As computer hardware became available the challenge of connecting them to make better use of the facilities became a focus for concern, ARPA engaged a young networking specialist, Larry Roberts, to lead a team responsible for linking computers via telephone lines. Four university and research sites would be connected and it was decided to build Interface Message Processors (IMPs, devised by Wesley Clark), smaller computers talking a common language dedicated to handle the interfacing between their hosts and the Network. Thus the first gateways were constructed and the precursor to the Internet was born under the name of the ARPANET in 1969.
The '70s saw the emergence of the first networks. As the ARPANET grew it adopted Network Control Protocol (NCP) on its host computers and File Transfer Protocol (FTP) is released by the Network Working Group as a user-transparent mechanism for sharing files between host computers.
And, significantly, the first Terminal Interface Processor (TIP) is implemented, permitting computer terminals to connect directly to ARPANET. Users at various sites could log on to the Network and request data from a number of host computers.
In 1972 Vinton Cerf is called to the chairmanship of the newly-formed Inter-Networking Group (INWG), a team setup to develop standards for the ARPANET. He and his team built upon their NCP communications system and devised TCP (Transmission-Control Protocol) in an effort to facilitate communications between the ever-growing number of networks now appearing – satellite, radio, ground-based like Ethernet, etc.
They conceived of a protocol that could be adopted by all gateway computers and hosts alike which would eliminate the tedious process of developing specific interfaces to diverse systems. They envisaged an envelope of information, a 'datagram', whose contents would be immaterial to the transmission process, being processed and routed until they reached their destination and only then opened and read by the recipient host computer.
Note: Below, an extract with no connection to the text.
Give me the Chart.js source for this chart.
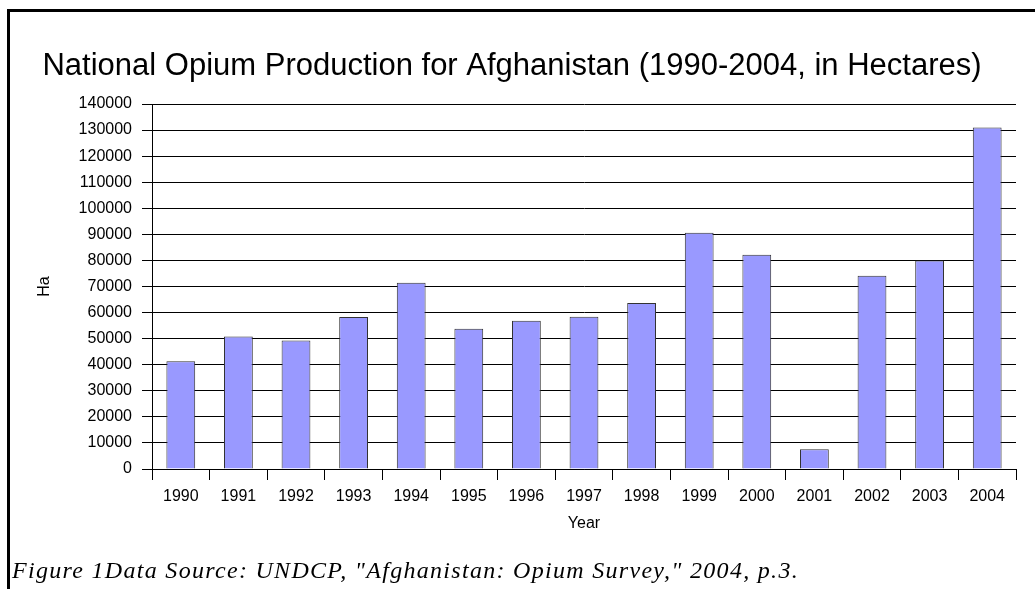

In this way different networks could be linked together to form a network of networks.
By the late '70s the final protocol was developed - TCP/IP (Internet Protocol) - which would become the standard for internet communications.
One final piece of computer networking came together under Bob Metcalfe's: Ethernet He submitted a dissertation on the ARPANET and packet switching networks for his Harvard graduate dissertation but was disappointed to have his paper junked. After taking a position at Xerox's Palo Alto Research Center (PARC) he read a paper on Alohanet, the university of Hawaii's radio network.
Alohanet was experiencing problems with packet collision (information was being lost due to the nature of radio broadcasting). Metcalfe examined the problem then refined the principles of packet collision, adopted cable as the communications medium, formed 3Com and marketed his invention as Ethernet. The take-up was almost immediate and the '80s witnessed the explosion of Local Area Networks (LANs). First educational establishments then businesses employed Ethernet as the business communications networking standard, and once connected through communications servers to the Internet, the World Wide Web was just an initiative away.